= Reina Lawrence =

Reina Emily Lawrence (born New York, 1860/1, died Essex, 24 February 1940) was an American British lawyer and politician from Hampstead, who was the first female councillor in London, elected in December 1907, and one of the first women in the United Kingdom to be awarded a law degree.

==Career==
She was educated at St. John's Wood High School and received a 3rd class LLB from University College London in 1893. She was a partner with Eliza Orme, the first woman in England to receive a law degree (also from UCL), at their law office from the mid-1880s on Chancery Lane.

She was on the executive of the Women's National Liberal Association 1897-1902, a trustee of the Mary Macarthur Home, and a member of the government's Central Committee on Women’s Employment during World War I. Lawrence volunteered for the homeless on the Hampstead Distress Committee from 1905 and promoted reform of the swimming baths.

In the first year that women were no longer prohibited from standing for election in the United Kingdom, following the passing of the Qualification of Women Act, Lawrence stood in a by-election in Belsize ward to Hampstead Borough Council following the resignation of C. S. Preston. The first women borough councillors, seven in England and one in Scotland, had been elected on 1 November. Lawrence was elected on 12 December 1907 with a majority of 319 votes. She gained support from Orme and the Hampstead Women's Local Government Society, stressing that she was not a suffragette. A contemporary newspaper reported she was "strongly recommended by several members of Parliament and local aldermen and councillors". She was on the baths, distress, public health, and works committees. Another woman, Quaker social worker Mary E. Balkhill, was elected unopposed to Kilburn ward in Hampstead the following May. Despite support from the Hampstead Non-Political and Progressive Association, Lawrence lost the subsequent election in October 1909 by six votes.

==Personal life==
Reina was born in New York to an Anglo-Jewish family. Her father John Moss Lawrence was a merchant and investor, and her mother Emily was from Spanish Town, Jamaica. She was the third of nine siblings. The family moved to London in the 1870s and settled in Belsize Park in the 1880s at 37 Belsize Avenue, where Reina remained living with her parents, close to the family of her law partner Orme. Her younger sister Caroline (born 1864/5) also studied at UCL, reading English and French. Another sister Esther was a kindergarten teacher. Her younger brother Henry Walton Lawrence, known as HW Lawrence, was a business partner of Arthur Henry Bullen.

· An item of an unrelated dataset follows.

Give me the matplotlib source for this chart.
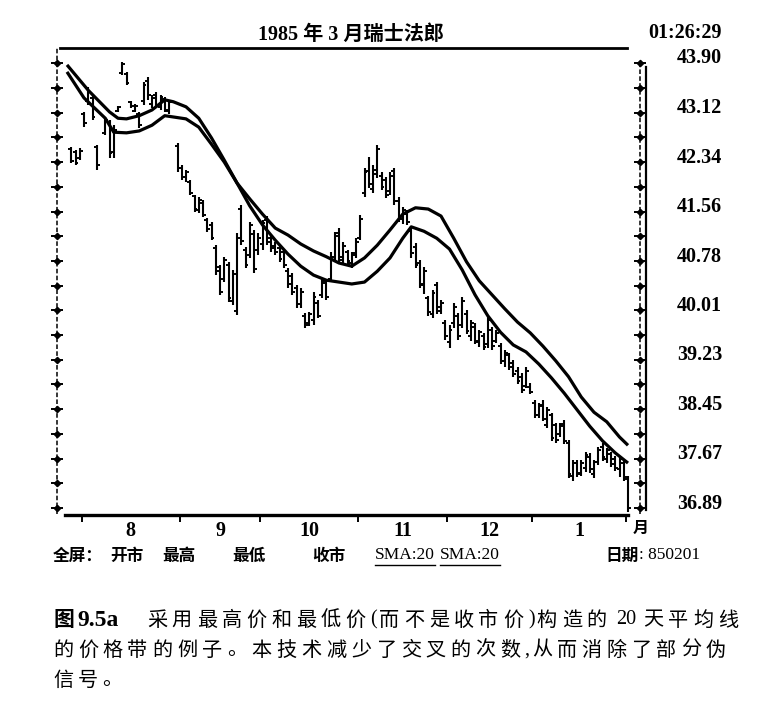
import matplotlib
matplotlib.use("Agg")
import matplotlib.pyplot as plt
import numpy as np
from matplotlib.lines import Line2D
from matplotlib.transforms import IdentityTransform, ScaledTranslation

W, H = 783, 721
SERIF = ["Liberation Serif", "Noto Sans CJK SC", "DejaVu Sans"]
CJK = ["Noto Sans CJK SC", "Liberation Serif", "DejaVu Sans"]
plt.rcParams["font.family"] = SERIF

# ---- texts
title = "1985 年 3 月瑞士法郎"
clock = "01:26:29"
legend_items = ["开市", "最高", "最低", "收市"]
sma_items = ["SMA:20", "SMA:20"]
date_label = "日期"
date_value = "850201"
caption_fig = "图"
caption_num = "9.5a"
caption_1 = "采用最高价和最低价(而不是收市价)构造的 20 天平均线"
caption_2 = "的价格带的例子。本技术减少了交叉的次数,从而消除了部分伪"
caption_3 = "信号。"

# ---- axes scales
y_ticks = [43.90, 43.12, 42.34, 41.56, 40.78, 40.01, 39.23, 38.45, 37.67, 36.89]
month_starts = [3.5, 26.5, 45.5, 68.5, 89.5, 109.5, 131.5]   # trading-day index
month_labels = ["8", "9", "10", "11", "12", "1"]

# ---- daily bars (trading-day index, Jul 26 1984 = 0, Feb 1 1985 = 132)
bar_day = [1, 2, 3, 4, 5, 6, 7, 9, 10, 11, 12, 13, 14, 15, 16, 17, 18, 19, 20, 21, 22, 23, 24] + list(range(26, 133))
bar_high = [42.58, 42.53, 42.56, 43.13, 43.52, 43.40, 42.61, 43.03, 43.00, 42.92, 43.22, 43.92, 43.76,
            43.30, 43.25, 43.13, 43.60, 43.68, 43.40, 43.44, 43.40, 43.36, 43.32,
            42.64, 42.29, 42.21, 42.06, 41.82, 41.79, 41.74, 41.46, 41.40, 41.03, 40.72, 40.85, 40.77, 40.64,
            41.22, 41.66, 41.00, 41.40, 41.27, 41.22, 41.43, 41.49, 41.19, 41.08, 41.02, 40.96, 40.67, 40.59,
            40.40, 40.36, 39.96, 39.98, 40.29, 40.17, 40.51, 40.48, 40.92, 41.24, 41.30, 41.08, 40.96, 40.92,
            41.14, 41.51, 42.25, 42.42, 42.29, 42.61, 42.18, 42.10, 42.18, 42.25, 41.79, 41.63, 41.58, 41.30,
            41.07, 40.80, 40.69, 40.23, 40.33, 40.45, 40.17, 39.85, 39.77, 40.12, 39.96, 40.22, 40.01, 39.85,
            39.81, 39.70, 39.65, 39.90, 39.74, 39.70, 39.49, 39.38, 39.33, 39.22, 39.11, 39.02, 39.11, 38.86,
            38.59, 38.55, 38.59, 38.48, 38.39, 38.23, 38.23, 38.28, 37.96, 37.65, 37.65, 37.65, 37.77, 37.76,
            37.65, 37.85, 37.92, 37.84, 37.77, 37.71, 37.70, 37.65, 37.40]
bar_low = [42.33, 42.29, 42.37, 42.89, 43.24, 43.00, 42.21, 42.77, 42.40, 42.40, 43.13, 43.71, 43.55,
           43.19, 43.13, 42.88, 43.24, 43.32, 43.19, 43.19, 43.16, 43.13, 43.10,
           42.18, 42.06, 42.03, 41.82, 41.55, 41.54, 41.47, 41.24, 41.11, 40.56, 40.25, 40.45, 40.14, 40.09,
           39.93, 41.03, 40.67, 40.83, 40.59, 40.88, 40.96, 41.03, 40.92, 40.88, 40.77, 40.67, 40.36, 40.25,
           40.04, 40.04, 39.73, 39.76, 39.77, 39.88, 40.20, 40.17, 40.45, 40.77, 40.77, 40.75, 40.72, 40.67,
           40.83, 41.11, 41.79, 41.93, 41.85, 42.09, 41.90, 41.77, 41.82, 41.66, 41.40, 41.36, 41.35, 40.83,
           40.67, 40.36, 40.26, 39.92, 39.88, 39.95, 39.95, 39.54, 39.41, 39.73, 39.54, 39.73, 39.63, 39.52,
           39.47, 39.43, 39.38, 39.41, 39.38, 39.49, 39.16, 39.11, 39.07, 38.96, 38.85, 38.70, 38.78, 38.69,
           38.31, 38.31, 38.26, 38.15, 37.95, 37.92, 38.01, 37.90, 37.36, 37.32, 37.38, 37.40, 37.46, 37.44,
           37.36, 37.57, 37.63, 37.60, 37.54, 37.47, 37.38, 37.32, 36.83]
bar_open = [42.55, 42.50, 42.40, 43.10, 43.30, 43.35, 42.58, 42.80, 42.95, 42.50, 43.15, 43.75, 43.72,
            43.28, 43.15, 43.10, 43.30, 43.62, 43.25, 43.40, 43.20, 43.33, 43.15,
            42.60, 42.25, 42.10, 42.02, 41.80, 41.58, 41.70, 41.42, 41.35, 40.98, 40.68, 40.50, 40.72, 40.15,
            40.00, 41.60, 40.95, 40.88, 41.20, 40.95, 41.05, 41.42, 41.15, 41.02, 40.98, 40.92, 40.62, 40.55,
            40.36, 40.10, 39.92, 39.80, 39.85, 40.12, 40.25, 40.44, 40.50, 40.85, 41.22, 40.80, 40.92, 40.75,
            40.90, 41.15, 41.85, 42.20, 41.92, 42.15, 42.12, 42.05, 41.88, 42.20, 41.72, 41.45, 41.52, 41.25,
            41.00, 40.75, 40.40, 40.20, 39.95, 40.40, 40.05, 39.80, 39.50, 39.80, 39.92, 39.78, 39.95, 39.60,
            39.75, 39.50, 39.60, 39.48, 39.70, 39.52, 39.45, 39.20, 39.30, 39.18, 39.05, 38.95, 38.82, 38.80,
            38.55, 38.36, 38.52, 38.20, 38.35, 38.20, 38.05, 38.22, 37.92, 37.40, 37.60, 37.45, 37.52, 37.70,
            37.42, 37.62, 37.86, 37.66, 37.74, 37.66, 37.50, 37.60, 37.35]
bar_close = [42.36, 42.32, 42.52, 42.95, 43.45, 43.05, 42.30, 43.00, 42.48, 42.85, 43.20, 43.88, 43.58,
             43.22, 43.22, 42.92, 43.55, 43.40, 43.35, 43.22, 43.36, 43.16, 43.28,
             42.25, 42.10, 42.18, 41.86, 41.60, 41.74, 41.50, 41.28, 41.15, 40.62, 40.30, 40.80, 40.20, 40.58,
             41.15, 41.10, 40.72, 41.35, 40.65, 41.15, 41.38, 41.08, 40.98, 40.92, 40.82, 40.72, 40.42, 40.30,
             40.10, 40.30, 39.78, 39.94, 40.22, 39.92, 40.46, 40.22, 40.85, 41.18, 40.85, 41.02, 40.78, 40.88,
             41.08, 41.45, 42.18, 42.00, 42.22, 42.55, 41.95, 41.82, 42.12, 41.72, 41.46, 41.58, 41.40, 40.90,
             40.72, 40.42, 40.62, 39.98, 40.28, 40.00, 40.12, 39.60, 39.70, 40.05, 39.60, 40.15, 39.68, 39.80,
             39.52, 39.66, 39.42, 39.85, 39.45, 39.65, 39.20, 39.34, 39.12, 39.00, 38.90, 38.75, 39.05, 38.72,
             38.36, 38.50, 38.30, 38.44, 38.00, 37.96, 38.18, 37.94, 37.42, 37.60, 37.42, 37.60, 37.72, 37.50,
             37.62, 37.80, 37.70, 37.80, 37.58, 37.52, 37.66, 37.38, 36.90]

# ---- 20-day moving averages of the highs and of the lows
sma_hi_day = [0, 5, 10, 12, 14, 17, 20, 23, 25, 28, 31, 34, 37, 40, 43, 46, 49, 52, 55, 58, 61, 64, 67,
              70, 73, 76, 79, 82, 85, 88, 91, 94, 97, 100, 103, 106, 109, 112, 115, 118, 121, 124, 127, 130, 132]
sma_hi = [43.87, 43.47, 43.13, 43.03, 43.02, 43.07, 43.16, 43.32, 43.29, 43.21, 43.03, 42.72, 42.37, 42.01,
          41.76, 41.52, 41.30, 41.19, 41.05, 40.94, 40.85, 40.75, 40.70, 40.83, 41.03, 41.27, 41.52, 41.62,
          41.60, 41.49, 41.14, 40.77, 40.47, 40.25, 40.03, 39.82, 39.65, 39.44, 39.21, 38.96, 38.64, 38.40,
          38.25, 38.01, 37.88]
sma_lo_day = [0, 4, 9, 11, 14, 17, 20, 23, 25, 28, 31, 34, 37, 40, 43, 46, 49, 52, 55, 58, 61, 64, 67,
              70, 73, 76, 79, 81, 84, 87, 90, 93, 96, 99, 102, 105, 108, 111, 114, 117, 120, 123, 126, 129, 132]
sma_lo = [43.76, 43.35, 43.03, 42.81, 42.80, 42.83, 42.92, 43.07, 43.05, 43.02, 42.89, 42.62, 42.34, 42.01,
          41.65, 41.35, 41.11, 40.89, 40.70, 40.56, 40.48, 40.45, 40.42, 40.45, 40.62, 40.83, 41.14, 41.32,
          41.25, 41.14, 40.97, 40.64, 40.25, 39.92, 39.66, 39.46, 39.35, 39.16, 38.94, 38.70, 38.44, 38.18,
          37.95, 37.76, 37.60]


def fx(px):
    return px / W


def fy(py):
    return 1 - py / H


fig = plt.figure(figsize=(W / 100, H / 100), dpi=100)
fig.patch.set_facecolor("white")
ax = fig.add_axes([fx(57), fy(515), 593 / W, 467 / H])
ax.set_xlim(-10 / 4.25, 583 / 4.25)
ax.set_ylim(36.782, 44.136)
for s in ax.spines.values():
    s.set_visible(False)

# bars
days = np.array(bar_day, dtype=float)
ax.vlines(days, bar_low, bar_high, color="black", lw=1.5)
ax.hlines(bar_open, days - 0.65, days, color="black", lw=1.4)
ax.hlines(bar_close, days, days + 0.65, color="black", lw=1.4)

# moving average band
ax.plot(sma_hi_day, sma_hi, color="black", lw=2.3, solid_capstyle="butt")
ax.plot(sma_lo_day, sma_lo, color="black", lw=2.3, solid_capstyle="butt")

# frame pieces
ax.plot([0.005, 0.961], [1, 1], transform=ax.transAxes, color="black", lw=2.0, clip_on=False)
ax.plot([0.0135, 0.963], [0, 0], transform=ax.transAxes, color="black", lw=2.4, clip_on=False)

yt = np.array(y_ticks)
all_ticks = np.sort(np.concatenate([yt, (yt[:-1] + yt[1:]) / 2]))
ytr = ax.get_yaxis_transform()
for xa, top in [(0.0, 44.136), (0.983, 43.92)]:
    ax.plot([xa, xa], [36.80, top], transform=ytr, color="black", lw=1.1,
            ls=(0, (3, 1.5)), clip_on=False)
    ax.plot([xa] * len(all_ticks), all_ticks, transform=ytr, ls="none", marker="D",
            ms=3.2, color="black", clip_on=False)
    ax.plot([xa] * len(all_ticks), all_ticks, transform=ytr, ls="none", marker="_",
            ms=8, mew=1.4, color="black", clip_on=False)
ax.plot([0.9933, 0.9933], [36.86, 43.84], transform=ytr, color="black", lw=1.6, clip_on=False)

# right price scale, labels sit a little above their ticks
ax.yaxis.tick_right()
ax.set_yticks(y_ticks, labels=[f"{v:.2f}" for v in y_ticks])
ax.tick_params(axis="y", length=0, pad=19.4, labelsize=14.5)
lift = ScaledTranslation(0, 7 / 100, fig.dpi_scale_trans)
for lab in ax.get_yticklabels():
    lab.set_fontweight("bold")
    lab.set_transform(lab.get_transform() + lift)

# month scale
ms = np.array(month_starts)
ax.set_xticks(ms, labels=[""] * len(ms))
ax.set_xticks((ms[:-1] + ms[1:]) / 2, labels=month_labels, minor=True)
ax.tick_params(axis="x", which="major", direction="out", length=5, width=1.4)
ax.tick_params(axis="x", which="minor", length=0, pad=4.5, labelsize=14.5)
for lab in ax.get_xticklabels(minor=True):
    lab.set_fontweight("bold")
ax.text(135, -0.028, "月", transform=ax.get_xaxis_transform(), ha="center", va="center",
        fontsize=11.5, weight="bold", family=CJK)

# header
fig.text(fx(351), fy(35), title, ha="center", va="center", fontsize=14.5, weight="bold", family=SERIF)
fig.text(fx(722), fy(33), clock, ha="right", va="center", fontsize=14.5, weight="bold", family=SERIF)

# status line
row_y = 556
fig.text(fx(53), fy(row_y), "全屏：", ha="left", va="center", fontsize=12, weight="bold", family=CJK)
for x0, s in zip([110, 162, 232, 312], legend_items):
    fig.text(fx(x0), fy(row_y), s, ha="left", va="center", fontsize=12, weight="bold", family=CJK)
fig.canvas.draw()
renderer = fig.canvas.get_renderer()
for x0, s in zip([375, 440], sma_items):
    t = fig.text(fx(x0), fy(row_y - 1), s, ha="left", va="center", fontsize=12.5, family=SERIF)
    bb = t.get_window_extent(renderer)
    fig.add_artist(Line2D([bb.x0, bb.x1], [bb.y0 - 1.5, bb.y0 - 1.5], transform=IdentityTransform(),
                          color="black", lw=1.0))
fig.text(fx(605), fy(row_y), date_label, ha="left", va="center", fontsize=12, weight="bold", family=CJK)
fig.text(fx(639), fy(row_y - 1), ": " + date_value, ha="left", va="center", fontsize=12.5, family=SERIF)


def tokens(text):
    out, i = [], 0
    while i < len(text):
        ch = text[i]
        if ch == " ":
            out.append(None)
            i += 1
        elif ch.isascii() and (ch.isalnum() or ch == "."):
            j = i
            while j < len(text) and text[j].isascii() and (text[j].isalnum() or text[j] == "."):
                j += 1
            out.append(text[i:j])
            i = j
        else:
            out.append(ch)
            i += 1
    return out


def spaced_line(x, y, text, size, gap, weight="normal"):
    for tok in tokens(text):
        if tok is None:
            x += size * 100 / 72 * 0.25
            continue
        fam = SERIF if tok.isascii() else CJK
        t = fig.text(fx(x), fy(y), tok, ha="left", va="center", fontsize=size, weight=weight, family=fam)
        x += t.get_window_extent(renderer).width + (2 if tok.isascii() else gap)
    return x


cap_size, cap_gap = 14.5, 4.7
spaced_line(53, 620, caption_fig, 15, cap_gap, weight="bold")
spaced_line(77, 620, caption_num, 17, cap_gap, weight="bold")
spaced_line(147, 620, caption_1, cap_size, cap_gap, weight="medium")
spaced_line(53, 650, caption_2, cap_size, cap_gap, weight="medium")
spaced_line(53, 680, caption_3, cap_size, cap_gap, weight="medium")

fig.savefig("out.png", dpi=100, facecolor="white")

She was the executor and residuary beneficiary of Orme's will when she died in 1937. They may have had an intimate relationship, referred to as a "Boston marriage". By 1911 she had moved to Messing, Essex and she died in Essex in 1940.

==Legacy==
Two years after her death in 1940, it was noted that her "balanced counsel during her long life of useful work steered many Hampstead charitable bodies." Lawrence's election as a councillor was commemorated in 2008 by an Early Day Motion in the House of Commons, sponsored by Lynne Featherstone and signed by 33 MPs. Lawrence was featured in an exhibition at Holborn library in Camden from December 2007 to January 2008, alongside Mary Wollstonecraft and Elizabeth Garrett Anderson. Lawrence's election was included in a 2009 government "Women in power" factsheet that left out the election of Margaret Thatcher as the first woman Prime Minister. In December 2018, the London Assembly included Lawrence among 100 women they proposed to have an English Heritage blue plaque, in honour of 100 years since some women were given the vote.